Knuckles (2024)

Knuckles (2024)

2024 174 Minutes

Animation | Action | Adventure | Comedy | Family | Fantasy | TV Movie

Knuckles the Echidna teaches deputy Wade Whipple the techniques of the Echidna warrior.

Overall Rating

5 / 10
Verdict: So-So

User Review

  • d_riptide

    d_riptide

    5 / 10
    Part of me is still surprised how damn good the Sonic movies have been recently and the franchise within a franchise they’re building up. So I should definitely count my blessings that “Knuckles”, the short series about the echidna who does not know da wae yet, does the BARE MINIMUM to carry that momentum until the end of the year.

    It’s cute fluff but it doesn’t last for long.



    I can say production design is used both sparingly and accordingly once again without overstaying their welcome but in comparison to the previous Sonic movies, the backdrop for this adventure isn’t as exciting; the flatness of the surrounding environment is apparent and worldbuilding doesn’t feel all expanded or branched out compared to the last time we’ve seen these characters. Camerawork here is pretty basic outside of a couple of specific sequences but it’s still shot relatively well with competent editing to boot; only a few separate sequences I can name where the cinematography sparkles a bit.

    The action sequences start off fine enough for a TV-PG mini series but remain uninspired and the cacophony of CGI that bleeds out from the first episode onward matches that of the movies. Now if only they pulled a Detective Pikachu and opted for exaggerated lighting to better mesh with that heightened sense of reality because we don’t get a whole lot of that.

    Its foray of protagonists can be pretty zany at times but there’s an obvious Robotnik-shaped hole in the villain department that Rory McCann, Kid Cudi and Ellie Taylor can’t hope to follow; the ramble comedy on both sides though doesn’t make the dialogue all that gripping.



    You know exactly what you’re getting with a set-up that begins and ends with buddy cop shenanigans and they harbor mixed results every time depending on the what and how these types of events play out. “Knuckles” harbors no illusions as to what it’s trying to do but the way it goes about achieving those feats are somehow even more surface-level than the movies despite very few brief glimpses of intrigue that make the ride more passable. We don’t get no nuanced exploration of the human psyche here: the story’s cheesy, odd, silly, and can be a little bit cringe worthy when they heighten up the cartoonish silly nature a lot but leaning more into that was always an inevitability and I appreciated the effort to balance that out with making me care about these characters……whenever it can be bothered.
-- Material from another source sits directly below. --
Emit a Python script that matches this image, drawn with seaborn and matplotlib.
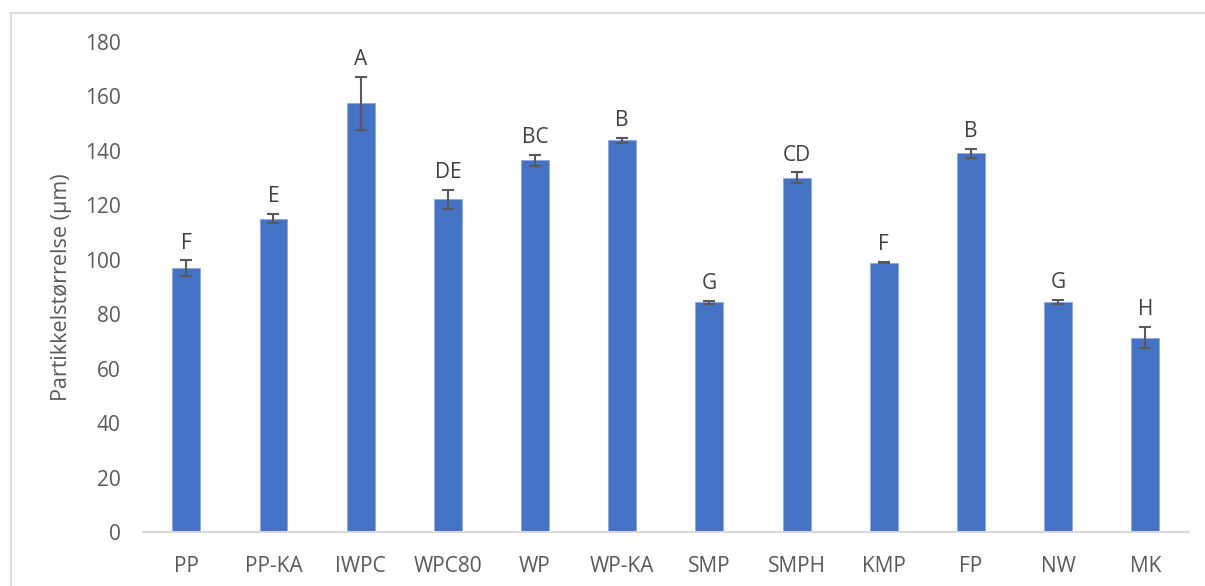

    Knuckles is still in that fish-out-of-water phase and it did kind of make sense to pair him with Wade: the seeds were set to have them both bounce off each other and bond over being mentally lost in a world where people only tolerate them and the connection they have with each other gives them both a purpose but the narrative structure couldn’t have made that journey more remedial if it glided for longer than 30 seconds. Its gradually light hearted stuff and the stakes are acceptably low for the six episode duration, yet even those stakes start to dwindle away into a sea of nothingness when paired with characters that have only one or two separate personality traits and most of them act like bloody children….in an expanded universe where human companions treat evolved animals as children needing chaperones. Wade makes for a nice folly to Knuckles’ demeanor but can’t completely anchor all six episodes the same way Tom does in the Sonic films and that mostly boils down to the uneven directorial collaborative vision from Point A to B.


    Here, ambition and creativity is heavily scarce, highlighting the limitations of the own live-action hybrid format when done in this fashion. And the way said family drama intertwines with the villains story is laughable with how rushed and second-rate that subplot was to start with.

    Also, it has to be said I can’t really look past putting Knuckles on the backburner on his own TV show though. He’s there just enough to where it feels like he’s still a credible part of the overarching narrative at play but I wouldn't want Amy, Rouge or even the Chaotix Team to get overshadowed by unnecessary human characters. Yes, that’s been a long running staple of the Sonic series by this point but this is something they need to actively balance better going forward; the formula has to start evolving a little bit.



    It’s not really worth getting pissed about though, is it? At least as long as this isn’t the same quality we’ll get with Sonic 3. GOD, I hope not.